• _EXERCISE GOAL_: Set down each line of the data below exactly as it stands, dropping the pictures.

• _DATA SHOWN_:
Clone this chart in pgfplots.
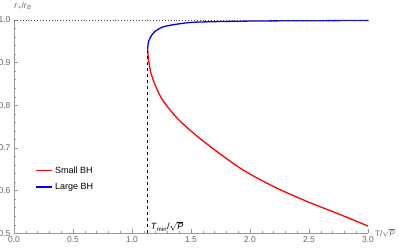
\documentclass[border=0pt]{standalone}
\usepackage{fontspec}
\setmainfont{Liberation Sans}
\usepackage{pgfplots}
\pgfplotsset{compat=1.18}
\definecolor{axgray}{gray}{0.6}
\definecolor{lblgray}{gray}{0.4}
\begin{document}
\begin{tikzpicture}
\begin{axis}[
  name=ax,
  scale only axis, width=354pt, height=213.3pt,
  xmin=0, xmax=3, ymin=0.5, ymax=1.0,
  axis lines=left,
  axis line style={axgray, line width=0.6pt, -},
  xtick={0,0.5,1,1.5,2,2.5,3}, minor x tick num=4,
  ytick={0.5,0.6,0.7,0.8,0.9,1.0}, minor y tick num=4,
  tick align=inside, major tick length=4pt, minor tick length=2.2pt,
  tick style={axgray, line width=0.5pt},
  ticklabel style={font=\fontsize{8.5}{10}\selectfont, text=lblgray},
  /pgf/number format/.cd, fixed, fixed zerofill, precision=1, assume math mode=true,
  /pgfplots/.cd,
  clip=false,
  legend style={at={(rel axis cs:0.058,0.328)}, anchor=north west, draw=none, fill=none,
    font=\fontsize{9}{10}\selectfont, row sep=4.5pt, inner sep=1pt},
  legend cell align=left,
  legend image code/.code={\draw[#1, line width=1.3pt] (0pt,0pt) -- (16pt,0pt);},
]
\addplot[red, line width=1.3pt, smooth] coordinates {
 (1.133,0.931) (1.137,0.915) (1.145,0.898) (1.160,0.876) (1.20,0.845) (1.265,0.810)
 (1.40,0.765) (1.604,0.716) (1.915,0.653) (2.197,0.610) (2.48,0.575) (2.763,0.544) (3.0,0.517)};
\addlegendentry{Small BH}
\addplot[blue, line width=1.3pt, smooth] coordinates {
 (1.133,0.931) (1.137,0.945) (1.153,0.958) (1.19,0.972) (1.265,0.984) (1.4,0.991)
 (1.548,0.995) (2.0,0.9975) (2.5,0.9983) (3.0,0.9988)};
\addlegendentry{Large BH}
\addplot[black!70, dotted, line width=0.9pt, forget plot] coordinates {(0,1) (3,1)};
\addplot[black, dashed, line width=0.8pt, forget plot] coordinates {(1.133,0.5) (1.133,0.931)};
\node[anchor=south west, inner sep=0pt, font=\fontsize{9}{10}\selectfont] at (axis cs:1.133,0.5)
  [xshift=3pt, yshift=2pt] {\textit{T}\textsubscript{min}/$\sqrt{\mbox{\itshape P}}$};
\node[anchor=west, inner sep=0pt, text=lblgray, font=\fontsize{8}{10}\selectfont] at (rel axis cs:1,0)
  [xshift=7pt, yshift=0pt] {T/$\sqrt{\mbox{\itshape P}}$};
\node[anchor=center, inner sep=0pt, text=lblgray, font=\fontsize{8.5}{10}\selectfont] at (rel axis cs:0,1)
  [xshift=9pt, yshift=14pt] {\textit{r}\textsubscript{+}/\textit{r}\textsubscript{\textit{B}}};
\end{axis}
\pgfresetboundingbox
\useasboundingbox ([xshift=-14pt,yshift=-15.7pt]ax.south west) rectangle ([xshift=31pt,yshift=20pt]ax.north east);
\end{tikzpicture}
\end{document}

• _RESPONSE TO THE TASK_:
Clone this chart in pgfplots.
\documentclass[border=0pt]{standalone}
\usepackage{fontspec}
\setmainfont{Liberation Sans}
\usepackage{pgfplots}
\pgfplotsset{compat=1.18}
\definecolor{axgray}{gray}{0.6}
\definecolor{lblgray}{gray}{0.4}
\begin{document}
\begin{tikzpicture}
\begin{axis}[
  name=ax,
  scale only axis, width=354pt, height=213.3pt,
  xmin=0, xmax=3, ymin=0.5, ymax=1.0,
  axis lines=left,
  axis line style={axgray, line width=0.6pt, -},
  xtick={0,0.5,1,1.5,2,2.5,3}, minor x tick num=4,
  ytick={0.5,0.6,0.7,0.8,0.9,1.0}, minor y tick num=4,
  tick align=inside, major tick length=4pt, minor tick length=2.2pt,
  tick style={axgray, line width=0.5pt},
  ticklabel style={font=\fontsize{8.5}{10}\selectfont, text=lblgray},
  /pgf/number format/.cd, fixed, fixed zerofill, precision=1, assume math mode=true,
  /pgfplots/.cd,
  clip=false,
  legend style={at={(rel axis cs:0.058,0.328)}, anchor=north west, draw=none, fill=none,
    font=\fontsize{9}{10}\selectfont, row sep=4.5pt, inner sep=1pt},
  legend cell align=left,
  legend image code/.code={\draw[#1, line width=1.3pt] (0pt,0pt) -- (16pt,0pt);},
]
\addplot[red, line width=1.3pt, smooth] coordinates {
 (1.133,0.931) (1.137,0.915) (1.145,0.898) (1.160,0.876) (1.20,0.845) (1.265,0.810)
 (1.40,0.765) (1.604,0.716) (1.915,0.653) (2.197,0.610) (2.48,0.575) (2.763,0.544) (3.0,0.517)};
\addlegendentry{Small BH}
\addplot[blue, line width=1.3pt, smooth] coordinates {
 (1.133,0.931) (1.137,0.945) (1.153,0.958) (1.19,0.972) (1.265,0.984) (1.4,0.991)
 (1.548,0.995) (2.0,0.9975) (2.5,0.9983) (3.0,0.9988)};
\addlegendentry{Large BH}
\addplot[black!70, dotted, line width=0.9pt, forget plot] coordinates {(0,1) (3,1)};
\addplot[black, dashed, line width=0.8pt, forget plot] coordinates {(1.133,0.5) (1.133,0.931)};
\node[anchor=south west, inner sep=0pt, font=\fontsize{9}{10}\selectfont] at (axis cs:1.133,0.5)
  [xshift=3pt, yshift=2pt] {\textit{T}\textsubscript{min}/$\sqrt{\mbox{\itshape P}}$};
\node[anchor=west, inner sep=0pt, text=lblgray, font=\fontsize{8}{10}\selectfont] at (rel axis cs:1,0)
  [xshift=7pt, yshift=0pt] {T/$\sqrt{\mbox{\itshape P}}$};
\node[anchor=center, inner sep=0pt, text=lblgray, font=\fontsize{8.5}{10}\selectfont] at (rel axis cs:0,1)
  [xshift=9pt, yshift=14pt] {\textit{r}\textsubscript{+}/\textit{r}\textsubscript{\textit{B}}};
\end{axis}
\pgfresetboundingbox
\useasboundingbox ([xshift=-14pt,yshift=-15.7pt]ax.south west) rectangle ([xshift=31pt,yshift=20pt]ax.north east);
\end{tikzpicture}
\end{document}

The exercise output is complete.